Written by Melissa Gaskill.

Photo by Darren Carroll

“It’s a logistical challenge. You’ve got to figure out a maximum number of species and habitats, and the shortest route to get them all.”

- Regular competitor Richard Gibbons, Ph.D. candidate at LSU

 

The Great Texas Birding Classic is one of the biggest and longest birding competitions in the country—the birdwatching equivalent of the World Series or Super Bowl. No surprise that it happens in Texas, where you’ll find 634 species of birds and plenty of spirited birdwatchers. The competition’s late-April to early-May timing coincides with the migration of millions of birds through Texas’ coastal region, a phenomenon repeated in reverse in the fall.

Sponsored by the Gulf Coast Bird Observatory and the Texas Parks and Wildlife Department, and open to anyone, the Classic includes regional 24-hour counts for adults and teens age 14 to 18, an eight-hour tournament for young kids, and a 24-hour, in-place count (a.k.a. the Big Sit!, in which a team occupies a 17-foot-diameter circle and lists all birds seen and heard). But the toughest category—a five-day adult competition spanning the entire coast—attracts the truly dedicated. In 2008, Baker and his Reliant Energy Environmental Partners team covered nearly 3,000 miles, from the Rio Grande to the Louisiana border, and logged 316 species, to take last year’s title. After participating in all 12 Classics thus far, the team now has four consecutive wins in the category. Its highest tally: 340 species in 2006.

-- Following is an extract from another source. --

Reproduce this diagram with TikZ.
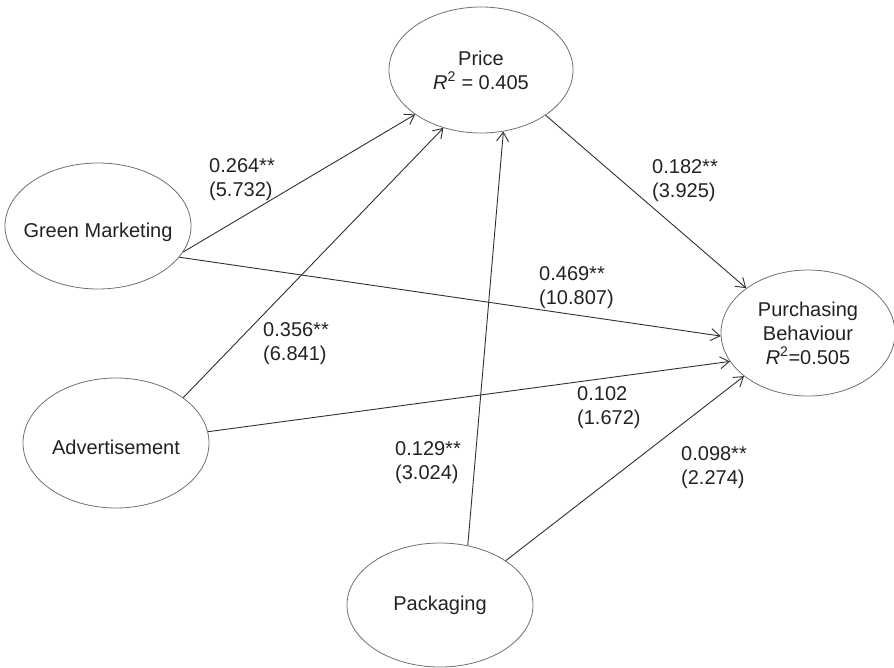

To get these kinds of numbers, teams begin their days before dawn and end them well after sunset, with meals grabbed on the run or skipped altogether (hence the van’s stash of snacks). Participants prepare for the competition with spotting scopes, high-powered binoculars, hefty and well-thumbed birding guides, CDs of birdsongs, and a wealth of accumulated avian knowledge. It’s all important: A good percentage of birds are identified by their calls. Sightings are often little more than quick glimpses—was that a black hood or a black cap?—and with this many species involved, details matter. Long, heated debates over whether a bird was one thing or another are common. In other words, you need to know your Wilson’s from your Orange-crowned Warblers, females from males, young from mature—whether presented with a picture-perfect specimen or one that just flew through some rough weather and is having a bad-feather day.